I have lived in Tanzania for over two months now, believe it or not. Some of you are probably wondering what I am actually spending my time doing here, besides the official answer I give. Officially, I am here on a Rotary Ambassadorial Scholarship to learn Swahili. Actually, I have finished my formal Swahili lessons at the Institute of Swahili and Foreign Languages, and will be starting private lessons just to work on my speaking skills. Now, when I am not traveling, I devote most of my time to a research study on family planning and abortion in Zanzibar.
The research is being carried out by Dr. Alison Norris, who is a post-doctoral fellow at Johns Hopkins University and an MD/PhD from Yale, and I have been hired as the project coordinator and data manager. The study is absolutely fascinating, especially since there is no published data on the use of family planning and the prevalence of abortion on the island. According to the Tanzania Demographic and Health Survey of 2004, 43% of Tanzanian women reported that they have ever used any method of contraception. Only 20% reported that they were currently using contraceptives. According to the same survey, only 9.4% of Zanzibari women reported that they were currently using modern contraception. The social scientist in me loves working on a project that so seamlessly combines deductive and inductive logic, as well as qualitative and quantitative data. I’m also incredibly grateful to work with someone so brilliant and experienced. My co-workers Sarah, Giselle, and Chase are also a pleasure to work with!
The reason I even heard about this project is because there is an email listserv in Zanzibar for women on the island (which men can join if they wish), called Wanawake (women in Swahili). We on the island use this listserv as a means of keeping abreast of island events and as a networking tool. People use it like craigslist to buy and sell things, business owners advertise specials, and residents ask for advice. I have found it incredibly useful during my time here. The mere existence of this listserv points to the fact that there is a thriving expatriate community here. Within a few short weeks of my move to Zanzibar, I met many members of the community. The Rotary Club of Zanzibar has also been a wonderful medium to meet community leaders here. As a Rotary scholar, I attend Rotary meetings every Wednesday at 5pm at the Serena Inn. The club here is small but it is very good at what it does. Among other projects, the club has recently decided to help Mr. Abdullah Dowdie, who is the founder and chairman of the Zanzibar Association of Albinos. Regarding albinism Abdullah recently said,
Abdullah receiving sun screen donated by Poppy Farrow. Photo courtesy of Poppy Farrow.
“I was so shocked when I heard that our life expectancy is only 30 years old, that means that I have only another 4 potential years of life, I had no idea the sun was so harmful to us. I am aware that I burn easily, but I didn’t realize it was so detrimental. If I had been aware of this before, I could have protected myself better and taught others.”

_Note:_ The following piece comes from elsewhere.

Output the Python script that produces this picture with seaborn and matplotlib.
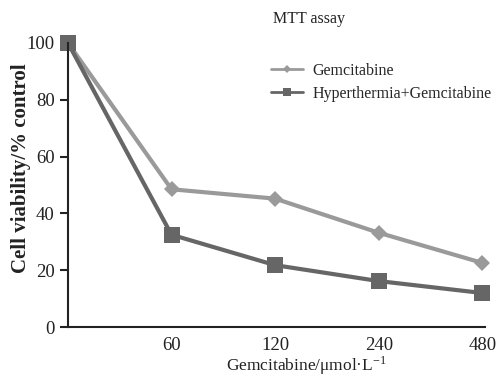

He founded the association in July of 2009 with the goals of educating albinos on the island on skin protection; advocating for enabling environments for the education, employment and health care of albinos; and encouraging a good relationship between the albino community and the general society. The last goal is important considering that albinos, especially on the Tanzanian mainland, have been murdered or dismembered. The social stigma surrounding albinism in Tanzania is high, and education and awareness in this case is indispensable. Additionally, the occurrence of albinism in Tanzania, where about 1 in 4,000 suffers from the genetic mutation, is much higher than in Europe and North America where about 1 in 20,000 is affected by some form of it.1 The Rotary Club of Zanzibar has committed to raising funds for a continuing supply of sun screen, assistance in producing educational materials to be handed out to the albinos on the island, and it has donated a computer for Abdullah’s office. The project is being headed up by my friend Poppy Farrow, who is a physio-therapist from the U.K.
In addition to these activities, I am in the preliminary stages of my own research project on microfinance interest rates. I am working on making contact with microfinance institutions (MFIs) on the mainland of Tanzania to gather data on the costs of running an MFI as they relate to their interest rates and portfolio yield (interest rate plus additional fees). When I am not doing any of this, I am usually reading, visiting neighbors, traipsing through Stone Town, or blogging!